-- START Data lines --

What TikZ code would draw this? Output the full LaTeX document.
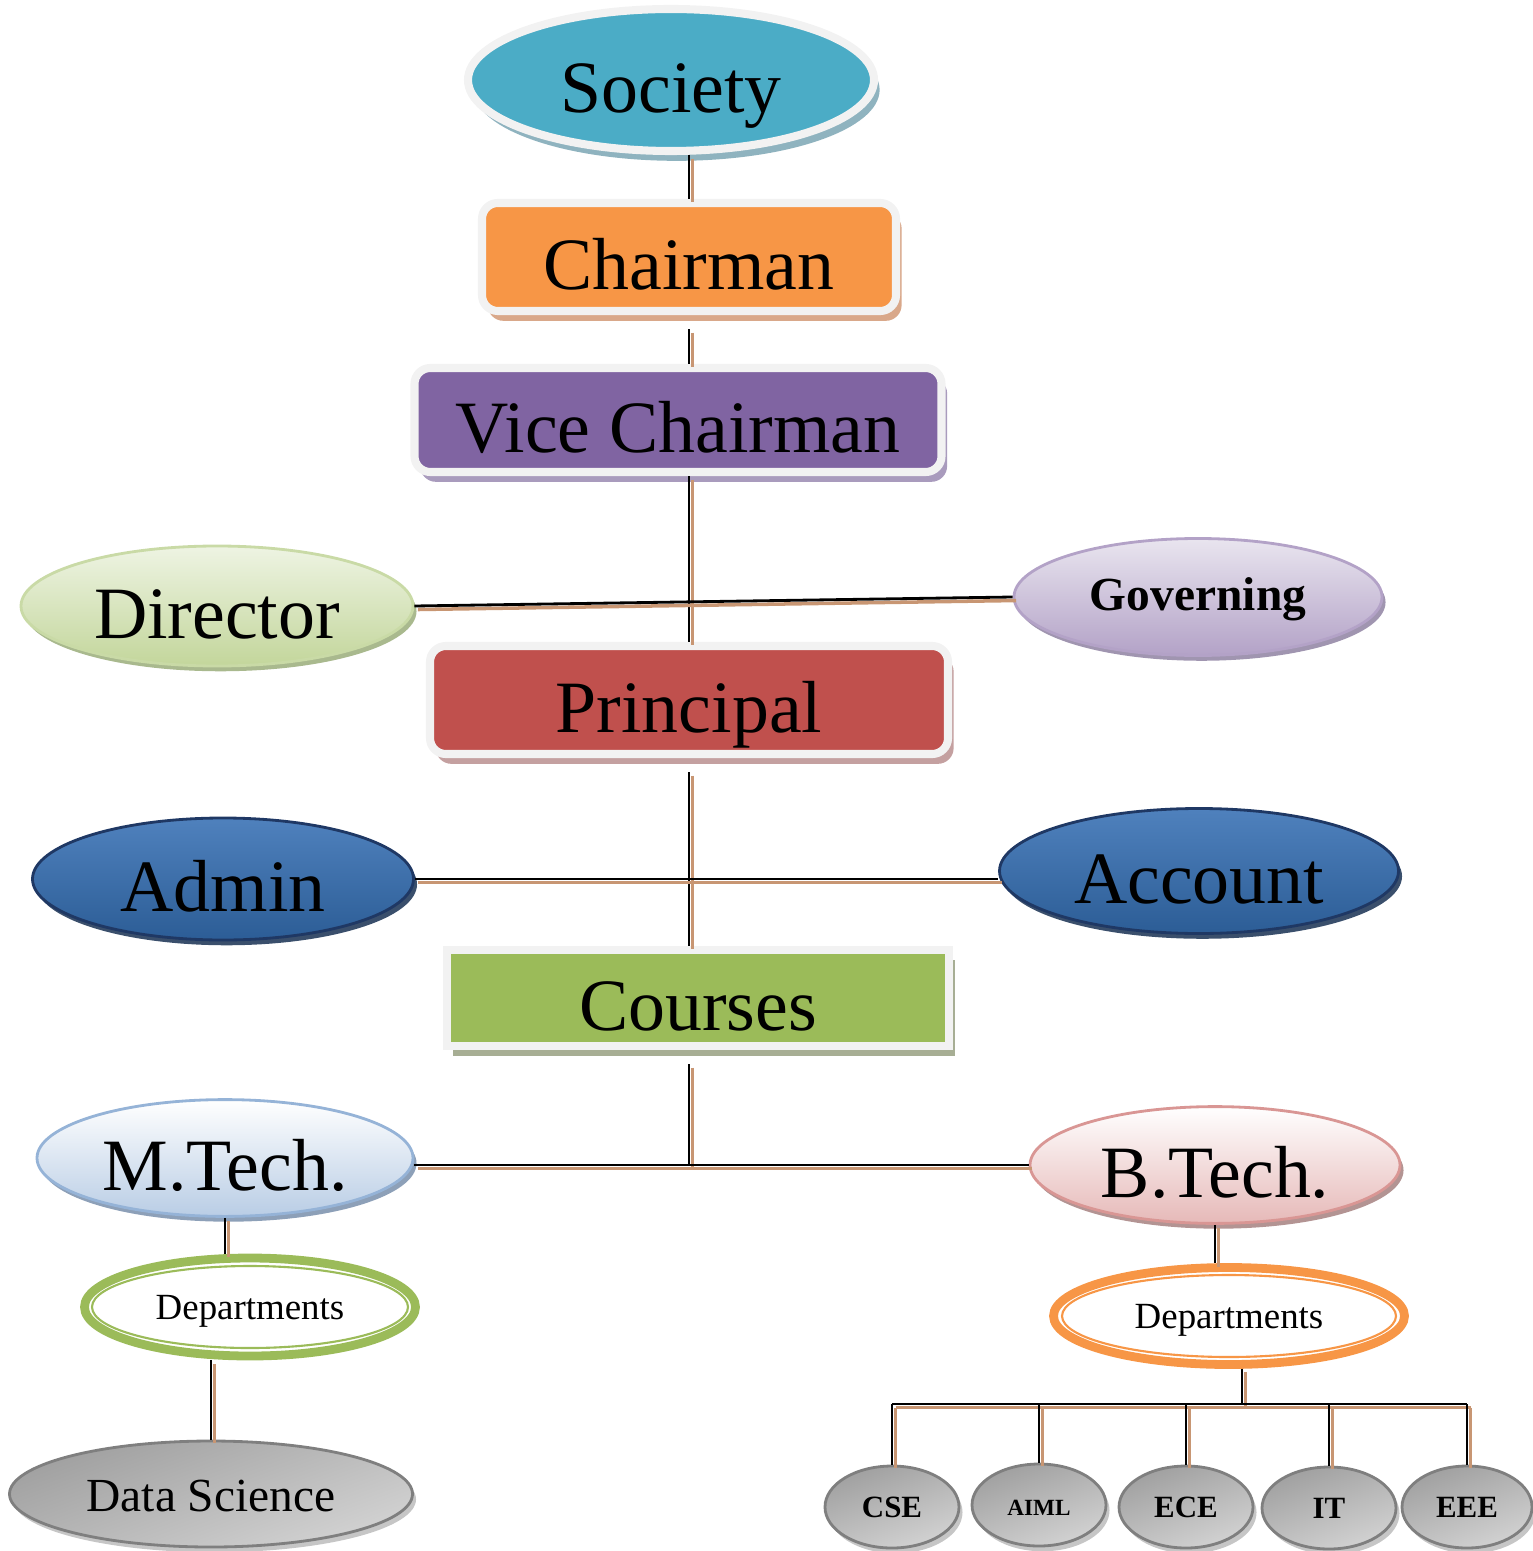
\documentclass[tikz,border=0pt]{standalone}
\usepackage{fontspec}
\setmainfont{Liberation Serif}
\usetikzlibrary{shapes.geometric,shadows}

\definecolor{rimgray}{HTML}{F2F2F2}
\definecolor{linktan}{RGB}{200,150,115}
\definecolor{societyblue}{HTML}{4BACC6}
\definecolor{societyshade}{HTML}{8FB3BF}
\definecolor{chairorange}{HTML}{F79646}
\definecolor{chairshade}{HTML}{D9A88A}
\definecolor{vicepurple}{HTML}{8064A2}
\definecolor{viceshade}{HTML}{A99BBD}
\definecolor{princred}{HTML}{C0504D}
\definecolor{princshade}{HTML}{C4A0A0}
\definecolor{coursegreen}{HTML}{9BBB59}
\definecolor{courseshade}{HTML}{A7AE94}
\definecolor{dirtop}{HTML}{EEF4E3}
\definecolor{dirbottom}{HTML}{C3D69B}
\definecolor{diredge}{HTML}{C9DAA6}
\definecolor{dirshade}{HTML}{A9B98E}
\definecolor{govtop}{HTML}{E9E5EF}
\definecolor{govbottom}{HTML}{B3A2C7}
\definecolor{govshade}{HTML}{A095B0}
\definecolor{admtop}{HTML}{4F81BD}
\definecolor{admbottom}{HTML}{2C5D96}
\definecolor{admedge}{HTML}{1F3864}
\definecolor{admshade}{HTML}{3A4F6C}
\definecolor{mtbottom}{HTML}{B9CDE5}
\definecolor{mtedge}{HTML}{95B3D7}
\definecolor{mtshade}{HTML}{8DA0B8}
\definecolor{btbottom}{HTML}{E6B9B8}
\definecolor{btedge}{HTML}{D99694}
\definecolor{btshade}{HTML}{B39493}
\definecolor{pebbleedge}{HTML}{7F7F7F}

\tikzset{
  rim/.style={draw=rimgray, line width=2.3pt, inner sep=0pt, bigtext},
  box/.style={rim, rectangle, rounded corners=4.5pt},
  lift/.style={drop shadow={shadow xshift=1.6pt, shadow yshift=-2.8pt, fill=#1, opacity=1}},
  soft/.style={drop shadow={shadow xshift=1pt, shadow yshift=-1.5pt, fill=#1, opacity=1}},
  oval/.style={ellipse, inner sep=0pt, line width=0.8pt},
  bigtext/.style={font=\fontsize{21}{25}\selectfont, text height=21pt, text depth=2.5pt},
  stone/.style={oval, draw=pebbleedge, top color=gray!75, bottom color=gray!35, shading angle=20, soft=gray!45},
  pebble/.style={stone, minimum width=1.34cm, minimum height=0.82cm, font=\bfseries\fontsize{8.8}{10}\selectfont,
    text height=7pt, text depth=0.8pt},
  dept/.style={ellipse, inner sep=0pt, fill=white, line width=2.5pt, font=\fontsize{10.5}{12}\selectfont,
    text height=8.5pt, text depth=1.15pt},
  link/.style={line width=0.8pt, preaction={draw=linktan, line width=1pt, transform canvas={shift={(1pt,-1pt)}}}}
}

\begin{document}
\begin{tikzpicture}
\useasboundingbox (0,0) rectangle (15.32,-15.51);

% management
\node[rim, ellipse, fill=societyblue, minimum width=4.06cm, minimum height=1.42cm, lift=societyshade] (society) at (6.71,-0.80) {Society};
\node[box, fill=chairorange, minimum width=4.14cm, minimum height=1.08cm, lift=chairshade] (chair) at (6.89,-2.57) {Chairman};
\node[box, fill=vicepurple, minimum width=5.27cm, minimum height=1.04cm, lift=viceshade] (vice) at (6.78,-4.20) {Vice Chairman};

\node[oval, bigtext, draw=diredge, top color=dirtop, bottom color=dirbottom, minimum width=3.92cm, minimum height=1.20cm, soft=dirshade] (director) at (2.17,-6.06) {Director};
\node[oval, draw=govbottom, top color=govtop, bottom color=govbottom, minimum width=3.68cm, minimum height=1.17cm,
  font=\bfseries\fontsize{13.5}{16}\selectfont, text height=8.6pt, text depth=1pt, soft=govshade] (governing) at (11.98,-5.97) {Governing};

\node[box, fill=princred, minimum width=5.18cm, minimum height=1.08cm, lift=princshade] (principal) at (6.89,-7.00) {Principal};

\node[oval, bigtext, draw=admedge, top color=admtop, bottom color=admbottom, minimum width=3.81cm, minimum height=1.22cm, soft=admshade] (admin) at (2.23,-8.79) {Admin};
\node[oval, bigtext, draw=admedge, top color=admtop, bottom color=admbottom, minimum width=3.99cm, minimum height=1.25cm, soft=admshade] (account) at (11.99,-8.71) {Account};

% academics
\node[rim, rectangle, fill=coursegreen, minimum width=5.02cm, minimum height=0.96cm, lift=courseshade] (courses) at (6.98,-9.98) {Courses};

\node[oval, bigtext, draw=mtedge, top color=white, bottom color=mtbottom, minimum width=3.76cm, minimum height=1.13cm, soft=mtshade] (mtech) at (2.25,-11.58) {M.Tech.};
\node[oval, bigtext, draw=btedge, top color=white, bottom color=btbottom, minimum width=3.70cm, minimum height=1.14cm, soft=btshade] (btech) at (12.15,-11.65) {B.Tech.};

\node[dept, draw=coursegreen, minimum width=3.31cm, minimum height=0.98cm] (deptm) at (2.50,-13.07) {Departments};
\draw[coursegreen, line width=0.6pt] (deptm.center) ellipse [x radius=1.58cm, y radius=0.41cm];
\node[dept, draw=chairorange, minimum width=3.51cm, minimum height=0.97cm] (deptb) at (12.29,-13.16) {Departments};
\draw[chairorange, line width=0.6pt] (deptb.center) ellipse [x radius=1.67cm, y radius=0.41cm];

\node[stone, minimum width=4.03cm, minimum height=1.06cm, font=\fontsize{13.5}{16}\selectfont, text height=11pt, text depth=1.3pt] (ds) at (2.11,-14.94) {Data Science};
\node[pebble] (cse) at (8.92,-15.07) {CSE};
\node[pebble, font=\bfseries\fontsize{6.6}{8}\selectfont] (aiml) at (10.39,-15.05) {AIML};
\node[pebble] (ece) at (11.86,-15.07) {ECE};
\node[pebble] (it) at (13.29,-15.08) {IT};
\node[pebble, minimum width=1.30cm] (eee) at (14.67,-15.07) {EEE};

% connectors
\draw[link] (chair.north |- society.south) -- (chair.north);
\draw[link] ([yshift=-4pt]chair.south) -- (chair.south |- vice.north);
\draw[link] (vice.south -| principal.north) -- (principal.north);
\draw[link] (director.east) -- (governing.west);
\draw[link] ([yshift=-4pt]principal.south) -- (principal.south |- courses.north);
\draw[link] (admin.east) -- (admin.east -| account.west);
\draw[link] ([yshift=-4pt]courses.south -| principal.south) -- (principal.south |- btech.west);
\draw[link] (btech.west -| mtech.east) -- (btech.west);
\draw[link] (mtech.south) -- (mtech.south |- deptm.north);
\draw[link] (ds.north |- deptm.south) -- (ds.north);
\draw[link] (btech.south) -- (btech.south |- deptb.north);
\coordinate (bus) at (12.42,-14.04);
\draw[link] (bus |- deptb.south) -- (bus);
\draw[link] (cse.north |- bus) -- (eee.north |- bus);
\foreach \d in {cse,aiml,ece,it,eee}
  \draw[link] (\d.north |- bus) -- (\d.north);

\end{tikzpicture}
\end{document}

-- END Data lines --

**Instruction:**
Pictures are excluded; output everything else in the data verbatim.

**Answer for this exercise:**
What TikZ code would draw this? Output the full LaTeX document.
\documentclass[tikz,border=0pt]{standalone}
\usepackage{fontspec}
\setmainfont{Liberation Serif}
\usetikzlibrary{shapes.geometric,shadows}

\definecolor{rimgray}{HTML}{F2F2F2}
\definecolor{linktan}{RGB}{200,150,115}
\definecolor{societyblue}{HTML}{4BACC6}
\definecolor{societyshade}{HTML}{8FB3BF}
\definecolor{chairorange}{HTML}{F79646}
\definecolor{chairshade}{HTML}{D9A88A}
\definecolor{vicepurple}{HTML}{8064A2}
\definecolor{viceshade}{HTML}{A99BBD}
\definecolor{princred}{HTML}{C0504D}
\definecolor{princshade}{HTML}{C4A0A0}
\definecolor{coursegreen}{HTML}{9BBB59}
\definecolor{courseshade}{HTML}{A7AE94}
\definecolor{dirtop}{HTML}{EEF4E3}
\definecolor{dirbottom}{HTML}{C3D69B}
\definecolor{diredge}{HTML}{C9DAA6}
\definecolor{dirshade}{HTML}{A9B98E}
\definecolor{govtop}{HTML}{E9E5EF}
\definecolor{govbottom}{HTML}{B3A2C7}
\definecolor{govshade}{HTML}{A095B0}
\definecolor{admtop}{HTML}{4F81BD}
\definecolor{admbottom}{HTML}{2C5D96}
\definecolor{admedge}{HTML}{1F3864}
\definecolor{admshade}{HTML}{3A4F6C}
\definecolor{mtbottom}{HTML}{B9CDE5}
\definecolor{mtedge}{HTML}{95B3D7}
\definecolor{mtshade}{HTML}{8DA0B8}
\definecolor{btbottom}{HTML}{E6B9B8}
\definecolor{btedge}{HTML}{D99694}
\definecolor{btshade}{HTML}{B39493}
\definecolor{pebbleedge}{HTML}{7F7F7F}

\tikzset{
  rim/.style={draw=rimgray, line width=2.3pt, inner sep=0pt, bigtext},
  box/.style={rim, rectangle, rounded corners=4.5pt},
  lift/.style={drop shadow={shadow xshift=1.6pt, shadow yshift=-2.8pt, fill=#1, opacity=1}},
  soft/.style={drop shadow={shadow xshift=1pt, shadow yshift=-1.5pt, fill=#1, opacity=1}},
  oval/.style={ellipse, inner sep=0pt, line width=0.8pt},
  bigtext/.style={font=\fontsize{21}{25}\selectfont, text height=21pt, text depth=2.5pt},
  stone/.style={oval, draw=pebbleedge, top color=gray!75, bottom color=gray!35, shading angle=20, soft=gray!45},
  pebble/.style={stone, minimum width=1.34cm, minimum height=0.82cm, font=\bfseries\fontsize{8.8}{10}\selectfont,
    text height=7pt, text depth=0.8pt},
  dept/.style={ellipse, inner sep=0pt, fill=white, line width=2.5pt, font=\fontsize{10.5}{12}\selectfont,
    text height=8.5pt, text depth=1.15pt},
  link/.style={line width=0.8pt, preaction={draw=linktan, line width=1pt, transform canvas={shift={(1pt,-1pt)}}}}
}

\begin{document}
\begin{tikzpicture}
\useasboundingbox (0,0) rectangle (15.32,-15.51);

% management
\node[rim, ellipse, fill=societyblue, minimum width=4.06cm, minimum height=1.42cm, lift=societyshade] (society) at (6.71,-0.80) {Society};
\node[box, fill=chairorange, minimum width=4.14cm, minimum height=1.08cm, lift=chairshade] (chair) at (6.89,-2.57) {Chairman};
\node[box, fill=vicepurple, minimum width=5.27cm, minimum height=1.04cm, lift=viceshade] (vice) at (6.78,-4.20) {Vice Chairman};

\node[oval, bigtext, draw=diredge, top color=dirtop, bottom color=dirbottom, minimum width=3.92cm, minimum height=1.20cm, soft=dirshade] (director) at (2.17,-6.06) {Director};
\node[oval, draw=govbottom, top color=govtop, bottom color=govbottom, minimum width=3.68cm, minimum height=1.17cm,
  font=\bfseries\fontsize{13.5}{16}\selectfont, text height=8.6pt, text depth=1pt, soft=govshade] (governing) at (11.98,-5.97) {Governing};

\node[box, fill=princred, minimum width=5.18cm, minimum height=1.08cm, lift=princshade] (principal) at (6.89,-7.00) {Principal};

\node[oval, bigtext, draw=admedge, top color=admtop, bottom color=admbottom, minimum width=3.81cm, minimum height=1.22cm, soft=admshade] (admin) at (2.23,-8.79) {Admin};
\node[oval, bigtext, draw=admedge, top color=admtop, bottom color=admbottom, minimum width=3.99cm, minimum height=1.25cm, soft=admshade] (account) at (11.99,-8.71) {Account};

% academics
\node[rim, rectangle, fill=coursegreen, minimum width=5.02cm, minimum height=0.96cm, lift=courseshade] (courses) at (6.98,-9.98) {Courses};

\node[oval, bigtext, draw=mtedge, top color=white, bottom color=mtbottom, minimum width=3.76cm, minimum height=1.13cm, soft=mtshade] (mtech) at (2.25,-11.58) {M.Tech.};
\node[oval, bigtext, draw=btedge, top color=white, bottom color=btbottom, minimum width=3.70cm, minimum height=1.14cm, soft=btshade] (btech) at (12.15,-11.65) {B.Tech.};

\node[dept, draw=coursegreen, minimum width=3.31cm, minimum height=0.98cm] (deptm) at (2.50,-13.07) {Departments};
\draw[coursegreen, line width=0.6pt] (deptm.center) ellipse [x radius=1.58cm, y radius=0.41cm];
\node[dept, draw=chairorange, minimum width=3.51cm, minimum height=0.97cm] (deptb) at (12.29,-13.16) {Departments};
\draw[chairorange, line width=0.6pt] (deptb.center) ellipse [x radius=1.67cm, y radius=0.41cm];

\node[stone, minimum width=4.03cm, minimum height=1.06cm, font=\fontsize{13.5}{16}\selectfont, text height=11pt, text depth=1.3pt] (ds) at (2.11,-14.94) {Data Science};
\node[pebble] (cse) at (8.92,-15.07) {CSE};
\node[pebble, font=\bfseries\fontsize{6.6}{8}\selectfont] (aiml) at (10.39,-15.05) {AIML};
\node[pebble] (ece) at (11.86,-15.07) {ECE};
\node[pebble] (it) at (13.29,-15.08) {IT};
\node[pebble, minimum width=1.30cm] (eee) at (14.67,-15.07) {EEE};

% connectors
\draw[link] (chair.north |- society.south) -- (chair.north);
\draw[link] ([yshift=-4pt]chair.south) -- (chair.south |- vice.north);
\draw[link] (vice.south -| principal.north) -- (principal.north);
\draw[link] (director.east) -- (governing.west);
\draw[link] ([yshift=-4pt]principal.south) -- (principal.south |- courses.north);
\draw[link] (admin.east) -- (admin.east -| account.west);
\draw[link] ([yshift=-4pt]courses.south -| principal.south) -- (principal.south |- btech.west);
\draw[link] (btech.west -| mtech.east) -- (btech.west);
\draw[link] (mtech.south) -- (mtech.south |- deptm.north);
\draw[link] (ds.north |- deptm.south) -- (ds.north);
\draw[link] (btech.south) -- (btech.south |- deptb.north);
\coordinate (bus) at (12.42,-14.04);
\draw[link] (bus |- deptb.south) -- (bus);
\draw[link] (cse.north |- bus) -- (eee.north |- bus);
\foreach \d in {cse,aiml,ece,it,eee}
  \draw[link] (\d.north |- bus) -- (\d.north);

\end{tikzpicture}
\end{document}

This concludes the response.